Moderna mentioned the payment in the company's latest earnings report, which described the sum as a "catch-up payment" negotiated with the NIH in December as part of a new royalty-bearing license agreement. The agreement will also grant the NIH "low single-digit royalties on future COVID-19 vaccine sales." The company expects to make around $5 billion in COVID-19 vaccine sales in 2023.
The molecular technique at the center of the agreement is designed to stabilize the SARS-CoV-2 spike protein so that it can spur a strong immune response following vaccination. The mRNA-based vaccine delivers genetic code for the spike protein, which is then translated by human cells into protein. Researchers at the NIH's National Institute of Allergy and Infectious Diseases (NIAID)—as well as collaborators at Dartmouth and The Scripps Research Institute in La Jolla, California—came up with a method of tweaking the mRNA code so that, when translated, the spike protein would stay locked in a specific conformation best for generating an immune response. They had developed the technique years before the pandemic, publishing it in a 2017 study involving the spike protein from a SARS-CoV-2 relative, MERS-CoV, aka the Middle East respiratory syndrome coronavirus. Moderna began collaborating with the NIAID on a general design for mRNA-based vaccines in 2016, but none of its scientists were authors of the 2017 paper.
The Times reported that NIH would share the catch-up payment from Moderna with Dartmouth and Scripps.
While the agreement seems to settle one aspect of rights over the life-saving, billion-dollar vaccine, a larger fight still looms. That fight is centered around a principal patent Moderna filed over the entirety of the mRNA sequence used in the vaccine. Moderna says its scientists came up with the sequence independently, while the NIH says its researchers came up with it and gave it to the company. The agency requested Moderna list three NIH researchers as co-inventors on the patent they filed. But Moderna excluded them, as Nature reported back in 2021.
“Not done”
At the time, then-NIH director Francis Collins told Reuters that the NIH had spent time trying to resolve the dispute amicably with Moderna but had failed. "I think Moderna has made a serious mistake here in not providing the kind of co-inventorship credit to people who played a major role in the development of the vaccine that they're now making a fair amount of money off of," Collins said.
"But we are not done," he added. "Clearly this is something that legal authorities are going to have to figure out." A spokesperson for Collins later clarified to the Times that by "legal authorities," Collins meant government lawyers.
It's unclear how that dispute will resolve, and such patent fights can take years to unfold. It's also unclear how aggressive the federal agency will ultimately be over its co-inventor status. As Nature pointed out earlier, the agency has tended to let industry partners handle intellectual property rights as it sees its role largely in the foundational research. But with drug prices continuing to skyrocket in the US, political will is shifting for the government to be more involved in the outcomes of its early-stage efforts.
As the Times notes, not only did Moderna make roughly $36 billion in sales from COVID-19 vaccines worldwide, the company also received $10 billion in taxpayer funding to help develop and test the vaccine.
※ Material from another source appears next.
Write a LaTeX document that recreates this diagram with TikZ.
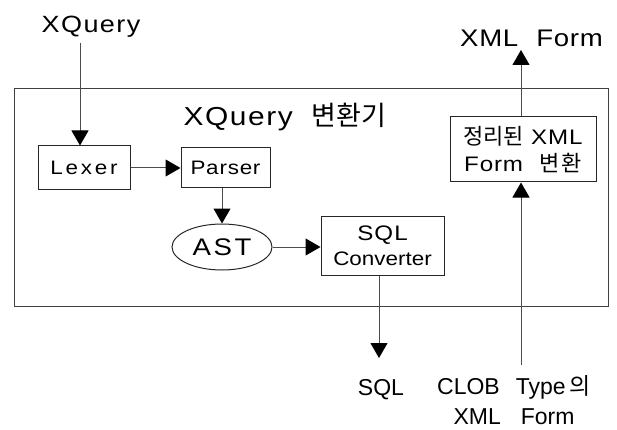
\documentclass[tikz,border=0pt]{standalone}
\usepackage{fontspec}
\setmainfont{Liberation Sans}
\newfontfamily\gw{Liberation Sans}[FakeStretch=1.15]
\newfontfamily\kr{Noto Sans CJK KR}
\usetikzlibrary{shapes.geometric,arrows.meta}
\newcommand{\fs}[2]{\fontsize{#1}{#2}\selectfont}
\newcommand{\ls}[1]{\addfontfeatures{LetterSpace=#1}}
\begin{document}
\begin{tikzpicture}[x=1pt,y=-1pt,
  conn/.style={draw=black!70, line width=1pt},
  arr/.style={conn, -{Triangle[width=17pt,length=15pt,color=black,fill=black]}},
  box/.style={draw=black!85, line width=1pt, inner sep=0pt},
  lbl/.style={inner sep=0pt, anchor=base},
]
\useasboundingbox (0,0) rectangle (617,430);
% outside labels
\node[lbl, font=\gw\fs{23.5}{28}\ls{6}] (xq) at (91,33) {XQuery};
\node[lbl, font=\gw\fs{24}{28}\ls{3}] (xmlout) at (531.5,46.5) {XML\hspace{18pt}Form};
% container
\node[box, draw=black!75, minimum width=594pt, minimum height=217pt] (outer) at (311,197.5) {};
\node[lbl, font=\gw\fs{26}{30}\ls{6}] (title) at (285,126) {XQuery\hspace{19pt}{\kr\fs{27}{30}변환기}};
% inner nodes
\node[box, minimum width=92pt, minimum height=44pt, font=\gw\fs{19.5}{22}\ls{14}] (lexer) at (84,168) {Lexer};
\node[box, minimum width=89pt, minimum height=40pt, font=\gw\fs{19.5}{22}\ls{4}] (parser) at (225.5,168) {Parser};
\node[ellipse, box, minimum width=100pt, minimum height=46pt, font=\gw\fs{24}{26}\ls{11}] (ast) at (222,247) {AST};
\node[box, minimum width=123pt, minimum height=59pt, align=center, font=\gw\fs{19.5}{25}] (conv) at (382.5,245.5) {{\ls{5}\fs{21}{25}SQL}\\Converter};
\node[box, minimum width=146pt, minimum height=65pt, align=center, font=\gw\fs{21}{27}\ls{4}] (fbox) at (523,149.5) {{\kr\fs{22}{27}정리된}\hspace{7pt}XML\\Form\hspace{16pt}{\kr\fs{22}{27}\ls{10}변환}};
% bottom labels
\node[lbl, font=\fs{23}{30}] (sql) at (381,395) {SQL};
\node[lbl, align=center, font=\fs{23}{30}] (clob) at (514,424) {CLOB\hspace{16pt}Type\hspace{4pt}{\kr\fs{23}{30}의}\\XML\hspace{20pt}Form};
% free ends
\coordinate (xqend) at (80,43);
\coordinate (clobtop) at (521,365);
\coordinate (sqltop) at (379,358);
\coordinate (xmlbot) at (521,50);
% connectors
\draw[arr] (xqend) -- (lexer.north -| xqend);
\draw[arr] (lexer.east) -- (parser.west);
\draw[arr] (parser.south -| ast.north) -- (ast.north);
\draw[arr] (ast.east) -- (conv.west |- ast.east);
\draw[arr] (conv.south -| sqltop) -- (sqltop);
\draw[arr] (clobtop) -- (fbox.south -| clobtop);
\draw[arr] (fbox.north -| xmlbot) -- (xmlbot);
\end{tikzpicture}
\end{document}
Yet, this year, the company signaled that it would raise the price of the vaccine by 400 percent as it moves from government distribution to the commercial market. Amid backlash to this plan and an upcoming Congressional hearing, Moderna released a commitment statement last week saying that Americans "will have access to Moderna’s COVID-19 vaccine regardless of their ability to pay." But it's still unclear what that means and how the company's financial assistance programs will work.
As for the agreement with the NIH revealed yesterday, Moderna spokesperson Chris Ridley said in a statement to the Times that they "have been engaged in productive discussions since 2020 regarding the licensing of certain patents related to COVID-19 vaccines." He added that "It was always our intention to reach an agreement, and we were pleased to have done so this past December."